> PROMPT:
Exactly as written, retype the listing below, omitting the pictures.

> SOURCE DATA:
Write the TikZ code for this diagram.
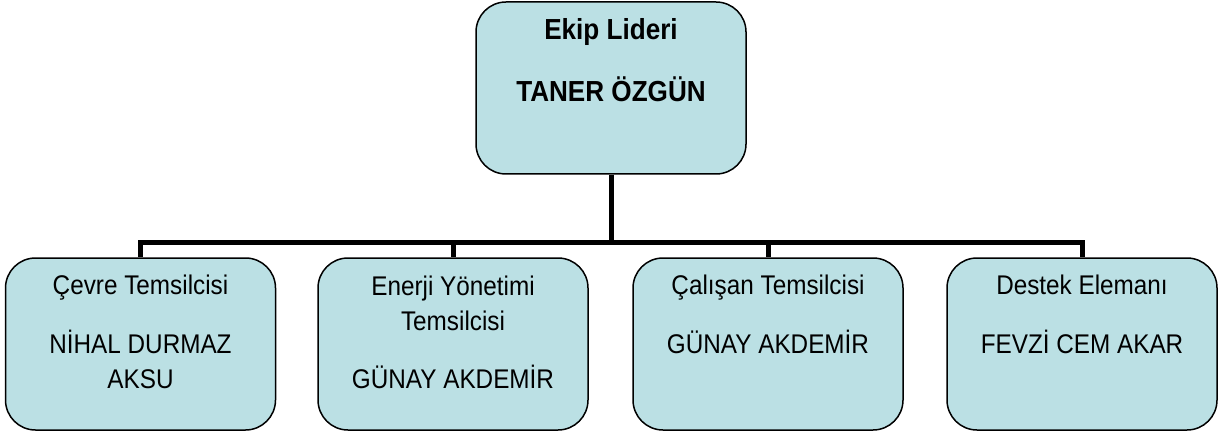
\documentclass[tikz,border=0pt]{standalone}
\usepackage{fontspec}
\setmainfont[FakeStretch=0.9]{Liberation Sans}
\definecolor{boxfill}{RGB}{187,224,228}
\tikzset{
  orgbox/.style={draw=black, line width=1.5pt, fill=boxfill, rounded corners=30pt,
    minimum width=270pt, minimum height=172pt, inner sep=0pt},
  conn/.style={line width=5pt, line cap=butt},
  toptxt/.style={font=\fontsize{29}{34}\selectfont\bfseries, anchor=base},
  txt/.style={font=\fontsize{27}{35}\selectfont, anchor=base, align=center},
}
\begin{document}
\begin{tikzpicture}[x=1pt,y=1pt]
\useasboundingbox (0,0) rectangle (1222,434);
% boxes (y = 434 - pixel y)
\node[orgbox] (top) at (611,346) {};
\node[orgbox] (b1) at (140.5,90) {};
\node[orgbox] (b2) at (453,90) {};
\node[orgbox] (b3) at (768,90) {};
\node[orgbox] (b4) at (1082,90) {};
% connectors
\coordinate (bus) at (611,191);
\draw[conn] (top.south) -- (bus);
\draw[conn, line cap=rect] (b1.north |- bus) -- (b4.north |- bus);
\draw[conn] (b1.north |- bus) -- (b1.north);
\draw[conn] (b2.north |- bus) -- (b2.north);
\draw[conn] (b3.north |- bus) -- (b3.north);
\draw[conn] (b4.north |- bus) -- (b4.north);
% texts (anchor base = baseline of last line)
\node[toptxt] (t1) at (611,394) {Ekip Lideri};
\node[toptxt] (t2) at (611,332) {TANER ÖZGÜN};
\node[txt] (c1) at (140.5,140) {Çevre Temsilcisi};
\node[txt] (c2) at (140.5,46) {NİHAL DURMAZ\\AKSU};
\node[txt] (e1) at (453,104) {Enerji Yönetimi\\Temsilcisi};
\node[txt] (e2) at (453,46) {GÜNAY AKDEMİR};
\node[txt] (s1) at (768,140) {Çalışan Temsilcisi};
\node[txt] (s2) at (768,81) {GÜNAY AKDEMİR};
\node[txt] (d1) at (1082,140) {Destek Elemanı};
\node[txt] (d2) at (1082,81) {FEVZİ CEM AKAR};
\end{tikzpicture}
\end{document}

> SOLUTION TO THIS PROBLEM:
Write the TikZ code for this diagram.
\documentclass[tikz,border=0pt]{standalone}
\usepackage{fontspec}
\setmainfont[FakeStretch=0.9]{Liberation Sans}
\definecolor{boxfill}{RGB}{187,224,228}
\tikzset{
  orgbox/.style={draw=black, line width=1.5pt, fill=boxfill, rounded corners=30pt,
    minimum width=270pt, minimum height=172pt, inner sep=0pt},
  conn/.style={line width=5pt, line cap=butt},
  toptxt/.style={font=\fontsize{29}{34}\selectfont\bfseries, anchor=base},
  txt/.style={font=\fontsize{27}{35}\selectfont, anchor=base, align=center},
}
\begin{document}
\begin{tikzpicture}[x=1pt,y=1pt]
\useasboundingbox (0,0) rectangle (1222,434);
% boxes (y = 434 - pixel y)
\node[orgbox] (top) at (611,346) {};
\node[orgbox] (b1) at (140.5,90) {};
\node[orgbox] (b2) at (453,90) {};
\node[orgbox] (b3) at (768,90) {};
\node[orgbox] (b4) at (1082,90) {};
% connectors
\coordinate (bus) at (611,191);
\draw[conn] (top.south) -- (bus);
\draw[conn, line cap=rect] (b1.north |- bus) -- (b4.north |- bus);
\draw[conn] (b1.north |- bus) -- (b1.north);
\draw[conn] (b2.north |- bus) -- (b2.north);
\draw[conn] (b3.north |- bus) -- (b3.north);
\draw[conn] (b4.north |- bus) -- (b4.north);
% texts (anchor base = baseline of last line)
\node[toptxt] (t1) at (611,394) {Ekip Lideri};
\node[toptxt] (t2) at (611,332) {TANER ÖZGÜN};
\node[txt] (c1) at (140.5,140) {Çevre Temsilcisi};
\node[txt] (c2) at (140.5,46) {NİHAL DURMAZ\\AKSU};
\node[txt] (e1) at (453,104) {Enerji Yönetimi\\Temsilcisi};
\node[txt] (e2) at (453,46) {GÜNAY AKDEMİR};
\node[txt] (s1) at (768,140) {Çalışan Temsilcisi};
\node[txt] (s2) at (768,81) {GÜNAY AKDEMİR};
\node[txt] (d1) at (1082,140) {Destek Elemanı};
\node[txt] (d2) at (1082,81) {FEVZİ CEM AKAR};
\end{tikzpicture}
\end{document}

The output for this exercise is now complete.